In Debre Brehan, the Beta Israel Community is mostly located in the neighborhood of Kebelle 05, estimated at around 7,000 members. The community is connected in terms of social and economic networks and is separated and discriminated against by the general Ethiopian community. The community keeps an external identity as Ethiopians, assimilating with societal norms, while inwardly keeping their identity and heritage of Beta Israel. The community has a set of “Gedams” where elders retire for their end of days. The community in Debre Brehan is closely related to the Gedams of Jambaria, Mentik, and Gizzo for which they provide physical and financial support.
The Beta Israel community is often referred to as Bal Ej which literally means “Craftsmen” in Amharic. In all town centers, a variety of artisan crafts are produced by the community which includes blacksmiths, weavers, pottery makers, and leatherworkers. These products are sold and distributed throughout Ethiopia and are symbols of national pride.
The Beta Israel community of North Shewa has always been characterized for its artisan craftsmanship. In Debre Brehan, the government established a zone for the craft workshops which includes 10 metal workshops employing 60 men and communal pottery workshops that employ 70 women. It is common to see teenagers and children working in workshops to provide for their families. The livelihoods of an estimated 150 families (~1000 people) are dependent on the craft workshop in Kebelle 05.
The workshops consist of the clay preparation area, the product preparation area, the firing and blackening area, and the finishing area. In the workshops several types of common cultural cookware were produced such as Dist (Cooking pot), Jebena (Coffee pot), Insira (Water pot) and matesha (use to burn incense during coffee ceremony). Most of the pieces are burnished and finished with a black color and sometimes reddish brown. The clayware are all symbols of pride and Ethiopian tradition. The products made in the workshops are distributed throughout Ethiopia.
The preparation process includes, manual crushing of two types of soil to create a suitable mixture, adding water and manual mixing by stepping on the clay. The raw material is shaped after which is undergoes drying, intricate design, sanding and painting. All workshops harden the clayware with open fire as they do not have advanced ovens.

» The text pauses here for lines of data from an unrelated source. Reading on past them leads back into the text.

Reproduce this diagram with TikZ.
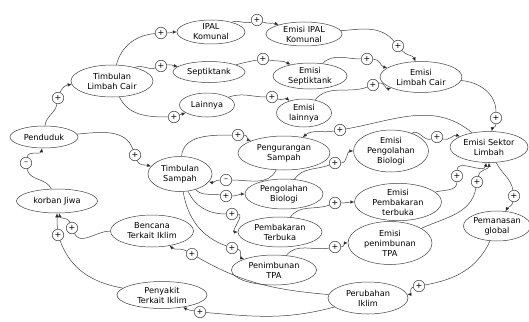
\documentclass[tikz,border=0pt]{standalone}
\usepackage{fontspec}
\setmainfont{DejaVu Sans}
\usetikzlibrary{shapes,arrows.meta}

\begin{document}
\begin{tikzpicture}[x=1pt,y=1pt,
  var/.style={ellipse,draw=black!75,line width=0.5pt,align=center,inner sep=0pt,
    font=\fontsize{8.2}{10}\selectfont},
  sgn/.style={circle,draw=black!75,line width=0.5pt,fill=white,minimum size=11.5pt,
    inner sep=0pt,font=\fontsize{8}{8}\selectfont},
  >={Latex[length=4pt,width=3.5pt]}]
\useasboundingbox (0,0) rectangle (529,-321);
% variables
\node[var,minimum width=68pt,minimum height=24pt] (ipal) at (211,-32) {IPAL\\Komunal};
\node[var,minimum width=76pt,minimum height=24pt] (eipal) at (304,-34) {Emisi IPAL\\Komunal};
\node[var,minimum width=82pt,minimum height=32pt] (tlc) at (112,-81) {Timbulan\\Limbah Cair};
\node[var,minimum width=72pt,minimum height=21pt] (sep) at (209,-72) {Septiktank};
\node[var,minimum width=74pt,minimum height=26pt] (esep) at (310,-76) {Emisi\\Septiktank};
\node[var,minimum width=82pt,minimum height=31pt] (elc) at (421,-77) {Emisi\\Limbah Cair};
\node[var,minimum width=55pt,minimum height=24pt] (lain) at (207,-105) {Lainnya};
\node[var,minimum width=55pt,minimum height=28pt] (elain) at (304,-113) {Emisi\\lainnya};
\node[var,minimum width=68pt,minimum height=22pt] (pend) at (44,-137) {Penduduk};
\node[var,minimum width=92pt,minimum height=34pt] (ps) at (284,-153) {Pengurangan\\Sampah};
\node[var,minimum width=64pt,minimum height=35pt] (ts) at (180,-174) {Timbulan\\Sampah};
\node[var,minimum width=78pt,minimum height=30pt] (pb) at (284,-194) {Pengolahan\\Biologi};
\node[var,minimum width=75pt,minimum height=42pt] (epb) at (391,-151) {Emisi\\Pengolahan\\Biologi};
\node[var,minimum width=78pt,minimum height=31pt] (esl) at (489,-147) {Emisi Sektor\\Limbah};
\node[var,minimum width=81pt,minimum height=24pt] (kj) at (57,-201) {korban Jiwa};
\node[var,minimum width=84pt,minimum height=30pt] (pt) at (280,-232) {Pembakaran\\Terbuka};
\node[var,minimum width=87pt,minimum height=36pt] (ept) at (398,-202) {Emisi\\Pembakaran\\terbuka};
\node[var,minimum width=62pt,minimum height=30pt] (pg) at (497,-226) {Pemanasan\\global};
\node[var,minimum width=83pt,minimum height=32pt] (bti) at (152,-231) {Bencana\\Terkait Iklim};
\node[var,minimum width=85pt,minimum height=30pt] (pen) at (274,-270) {Penimbunan\\TPA};
\node[var,minimum width=84pt,minimum height=43pt] (epen) at (390,-243) {Emisi\\penimbunan\\TPA};
\node[var,minimum width=80pt,minimum height=32pt] (pi) at (368,-298) {Perubahan\\Iklim};
\node[var,minimum width=90pt,minimum height=27pt] (pti) at (162,-295) {Penyakit\\Terkait Iklim};
% polarity signs
\node[sgn] (s1) at (58,-98) {+};
\node[sgn] (s2) at (135,-155) {+};
\node[sgn] (s3) at (26,-163) {--};
\node[sgn] (s4) at (161,-33) {+};
\node[sgn] (s5) at (161,-66) {+};
\node[sgn] (s6) at (174,-117) {+};
\node[sgn] (s7) at (257,-20) {+};
\node[sgn] (s8) at (263,-59) {+};
\node[sgn] (s9) at (272,-97) {+};
\node[sgn] (s10) at (398,-46) {+};
\node[sgn] (s11) at (367,-59) {+};
\node[sgn] (s12) at (373,-85) {+};
\node[sgn] (s13) at (496,-118) {+};
\node[sgn] (s14) at (340,-130) {+};
\node[sgn] (s15) at (226,-180) {--};
\node[sgn] (s16) at (238,-135) {+};
\node[sgn] (s17) at (226,-196) {+};
\node[sgn] (s18) at (232,-214) {+};
\node[sgn] (s19) at (232,-248) {+};
\node[sgn] (s20) at (335,-163) {+};
\node[sgn] (s21) at (335,-203) {+};
\node[sgn] (s22) at (335,-247) {+};
\node[sgn] (s23) at (437,-137) {+};
\node[sgn] (s24) at (457,-176) {+};
\node[sgn] (s25) at (477,-182) {+};
\node[sgn] (s26) at (514,-196) {+};
\node[sgn] (s27) at (419,-286) {+};
\node[sgn] (s28) at (192,-254) {+};
\node[sgn] (s29) at (200,-312) {+};
\node[sgn] (s30) at (72,-228) {+};
\node[sgn] (s31) at (58,-235) {+};
% links
\path[draw=black!75,line width=0.5pt]
  (pend) edge[out=85,in=-100] (s1)
  (s1) edge[->,out=70,in=185] (tlc)
  (pend) edge[out=5,in=110] (s2)
  (s2) edge[->,out=-70,in=165] (ts)
  (kj) edge[out=115,in=-80] (s3)
  (s3) edge[->,out=80,in=-100] (pend)
  (tlc) edge[out=75,in=185] (s4)
  (s4) edge[->,out=0,in=180] (ipal)
  (tlc) edge[out=30,in=200] (s5)
  (s5) edge[->,out=10,in=170] (sep)
  (tlc) edge[out=-65,in=180] (s6)
  (s6) edge[->,out=20,in=200] (lain)
  (ipal) edge[out=25,in=200] (s7)
  (s7) edge[->,out=-20,in=160] (eipal)
  (sep) edge[out=15,in=190] (s8)
  (s8) edge[->,out=-10,in=150] (esep)
  (lain) edge[out=20,in=180] (s9)
  (s9) edge[->,out=-20,in=140] (elain)
  (eipal) edge[out=5,in=130] (s10)
  (s10) edge[->,out=-50,in=110] (elc)
  (esep) edge[out=45,in=180] (s11)
  (s11) edge[->,out=0,in=165] (elc)
  (elain) edge[out=50,in=200] (s12)
  (s12) edge[->,out=20,in=200] (elc)
  (elc) edge[out=-5,in=90] (s13)
  (s13) edge[->,out=-90,in=80] (esl)
  (esl) edge[out=140,in=10] (s14)
  (s14) edge[->,out=190,in=40] (ps)
  (ps) edge[out=-115,in=0] (s15)
  (s15) edge[->,out=180,in=-15] (ts)
  (ts) edge[out=85,in=180] (s16)
  (s16) edge[->,out=0,in=160] (ps)
  (ts) edge[out=-45,in=170] (s17)
  (s17) edge[->,out=0,in=180] (pb)
  (ts) edge[out=-65,in=180] (s18)
  (s18) edge[->,out=0,in=180] (pt)
  (ts) edge[out=-80,in=160] (s19)
  (s19) edge[->,out=-10,in=160] (pen)
  (pb) edge[out=55,in=200] (s20)
  (s20) edge[->,out=0,in=180] (epb)
  (pt) edge[out=55,in=200] (s21)
  (s21) edge[->,out=0,in=180] (ept)
  (pen) edge[out=50,in=190] (s22)
  (s22) edge[->,out=0,in=180] (epen)
  (epb) edge[out=40,in=200] (s23)
  (s23) edge[->,out=-20,in=160] (esl)
  (ept) edge[out=15,in=-90] (s24)
  (s24) edge[->,out=90,in=-100] (esl)
  (epen) edge[out=25,in=-100] (s25)
  (s25) edge[->,out=80,in=-90] (esl)
  (esl) edge[out=-65,in=100] (s26)
  (s26) edge[->,out=-100,in=60] (pg)
  (pg) edge[out=-115,in=10] (s27)
  (s27) edge[->,out=190,in=5] (pi)
  (pi) edge[out=175,in=-30] (s28)
  (s28) edge[->,out=150,in=-40] (bti)
  (pi) edge[out=-165,in=-5] (s29)
  (s29) edge[->,out=170,in=-30] (pti)
  (bti) edge[out=180,in=-65] (s30)
  (s30) edge[->,out=110,in=-80] (kj)
  (pti) edge[out=170,in=-70] (s31)
  (s31) edge[->,out=95,in=-90] (kj)
;
\end{tikzpicture}
\end{document}
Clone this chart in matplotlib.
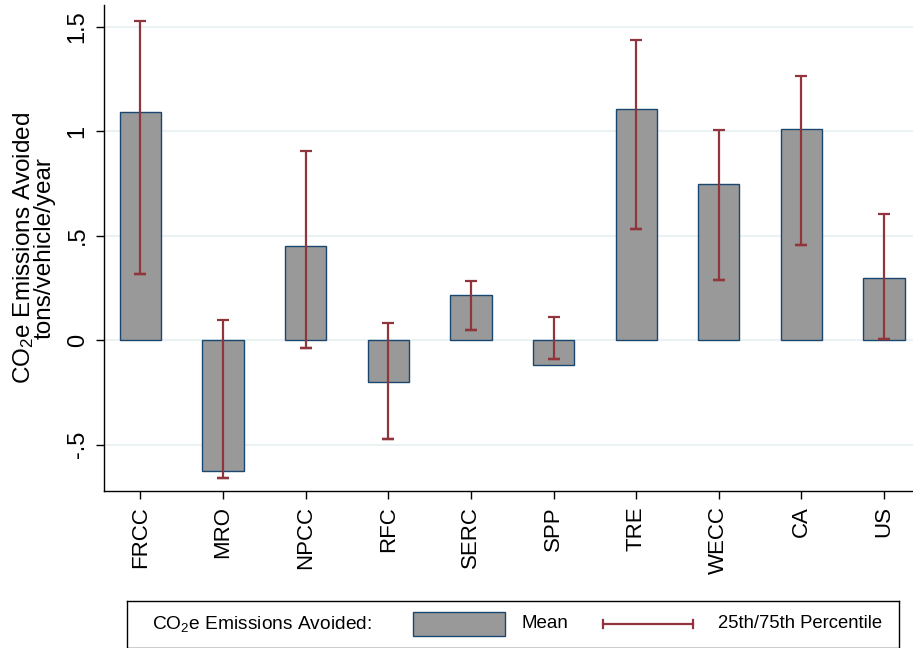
import matplotlib
matplotlib.use("Agg")
import matplotlib.pyplot as plt
from matplotlib.patches import Rectangle
from matplotlib.lines import Line2D

plt.rcParams['font.family'] = ['Liberation Sans', 'DejaVu Sans']
plt.rcParams['mathtext.fontset'] = 'custom'
plt.rcParams['mathtext.rm'] = 'Liberation Sans'
plt.rcParams['mathtext.it'] = 'Liberation Sans:italic'
plt.rcParams['mathtext.default'] = 'regular'

regions = ["FRCC", "MRO", "NPCC", "RFC", "SERC", "SPP", "TRE", "WECC", "CA", "US"]
mean_vals = [1.092, -0.628, 0.451, -0.20, 0.215, -0.12, 1.107, 0.745, 1.01, 0.295]
p25_vals = [0.316, -0.66, -0.04, -0.474, 0.048, -0.09, 0.531, 0.289, 0.455, 0.006]
p75_vals = [1.528, 0.096, 0.906, 0.081, 0.282, 0.11, 1.435, 1.006, 1.263, 0.604]
yticks = [-0.5, 0, 0.5, 1, 1.5]
yticklabels = ["-.5", "0", ".5", "1", "1.5"]

BAR = "#999999"
EDGE = "#1a476f"
ERR = "#90353b"
GRID = "#eaf2f3"

fig = plt.figure(figsize=(9.13, 6.48), dpi=100)
ax = fig.add_axes([104/913, (648-491)/648, 1-104/913, (491-5)/648])

x = list(range(len(regions)))
ax.bar(x, mean_vals, width=0.5, color=BAR, edgecolor=EDGE, linewidth=1.0, zorder=2)
span = [p75 - p25 for p25, p75 in zip(p25_vals, p75_vals)]
ax.errorbar(x, p25_vals, yerr=[[0] * len(x), span], fmt='none', ecolor=ERR, elinewidth=1.6,
            capsize=4, capthick=1.6, zorder=3)
ax.errorbar(x, p25_vals, yerr=[[0] * len(x), [0] * len(x)], fmt='none', ecolor=ERR, elinewidth=1.6,
            capsize=4, capthick=1.6, zorder=3)

ax.set_ylim(-0.722, 1.603)
ax.set_xlim(-0.44, 9.35)
ax.set_yticks(yticks)
ax.set_yticklabels(yticklabels, rotation=90, va='center', fontsize=17)
ax.set_xticks(x)
ax.set_xticklabels(regions, rotation=90, fontsize=16)
ax.tick_params(axis='both', direction='out', length=6, width=1, color='black', pad=5)
ax.yaxis.grid(True, color=GRID, linewidth=1.5, zorder=0)
ax.set_axisbelow(True)
for s in ['top', 'right']:
    ax.spines[s].set_visible(False)
for s in ['left', 'bottom']:
    ax.spines[s].set_linewidth(1.0)
ax.set_ylabel("CO$_2$e Emissions Avoided\ntons/vehicle/year", fontsize=17.5, linespacing=0.85,
              labelpad=8)

# legend box
lax = fig.add_axes([127/913, 0.5/648, (899-127)/913, 47/648])
lax.set_xlim(0, 772)
lax.set_ylim(0, 47)
lax.set_xticks([])
lax.set_yticks([])
for s in lax.spines.values():
    s.set_linewidth(1.0)
    s.set_color('black')
lax.text(25, 23.5, "CO$_2$e Emissions Avoided:", fontsize=13.8, va='center', ha='left')
lax.add_patch(Rectangle((286, 12), 92, 24, facecolor=BAR, edgecolor=EDGE, linewidth=1.0))
lax.text(394, 23.5, "Mean", fontsize=13.5, va='center', ha='left')
lax.add_line(Line2D([476, 566], [23.5, 23.5], color=ERR, linewidth=1.6))
lax.add_line(Line2D([476, 476], [19.5, 27.5], color=ERR, linewidth=1.6))
lax.add_line(Line2D([566, 566], [19.5, 27.5], color=ERR, linewidth=1.6))
lax.text(591, 23.5, "25th/75th Percentile", fontsize=13.3, va='center', ha='left')

fig.savefig("out.png", dpi=100)
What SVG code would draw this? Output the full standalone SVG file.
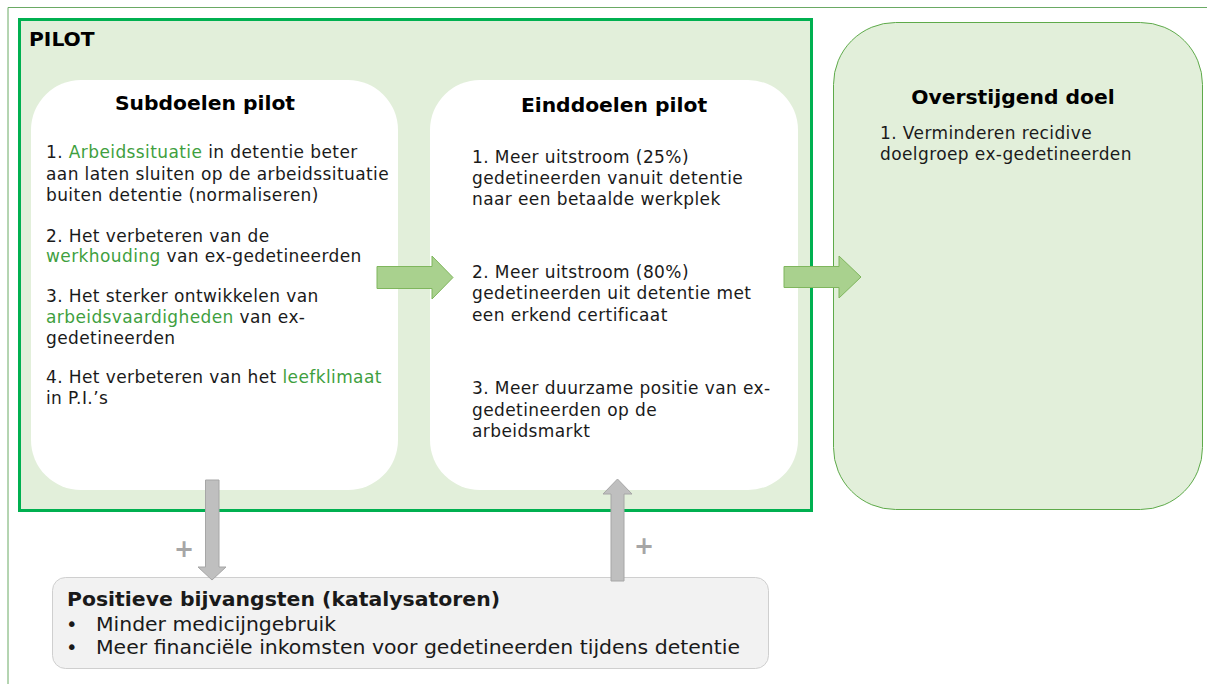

The products are burned for 1 hour in the open fire and than in a smaller fire of dried grass which creates a lot of smoke for an extended period causing air pollution to the entire neighborhood. The other option is burning in a designated room, however the workers are than exposed to a concentrated amount of smoke causing respiratory problems. Women state that it is impossible to breath while working and the fire causes damage to their breathing, eyes and throat and has been reported as a cause of death.
As part of the collaboration with the community, the first volunteer program with Kebelle 05 aims to address the issue of burning of clayware and health related issues. The program is being led by CultivAid together with one of the leaders in the community, Cherne Mulgeta. The initial activities aim to develop a working relationship with the community members and to build friendship. Chernet leads a group of young volunteers who were rejected from formal school education and are learning to work the way of craftsmanship. The young volunteers will be spending their time to build a chimney for the pottery burning room which will greatly reduce the effect of smoke on the health of the women pottery workers and also enable additional work hours in the workshops during the operation of the burning room, which was not possible previously.
The final result will be the construction and installation of the chimney. The volunteers will gain practical hands on experience, the women will have improved working conditions and the neighborhood will have improved air quality. The volunteers will include 25 members of the community, each will contribute 8 hours a day for 8 days of work.
The group of volunteers, built a set of chimneys for the pottery workshop. The chimneys enable ventilation in the burning room improving the working conditions of the women workers. In addition, the smoke created by the burning would choke the entire neighborhood and the working area preventing working hours during those days. The results in cleaner air and safer work environments.
The activity created stronger bonds to the Beta Israel community. At the opening event Abbas from different Gedams and leaders from the local community joined the event. Following the event a request was made from additional Gedams to have programs implemented with them as well. The event created a strong presence of the program with the community and showed the type of collaboration that will be built together.
In total, 21 volunteers completed a total of 1764 volunteer hours.
An additional result of the activities is that the government has committed to fund an additional building for the pottery burning. The volunteers will take on the construction and design of the oven in the building.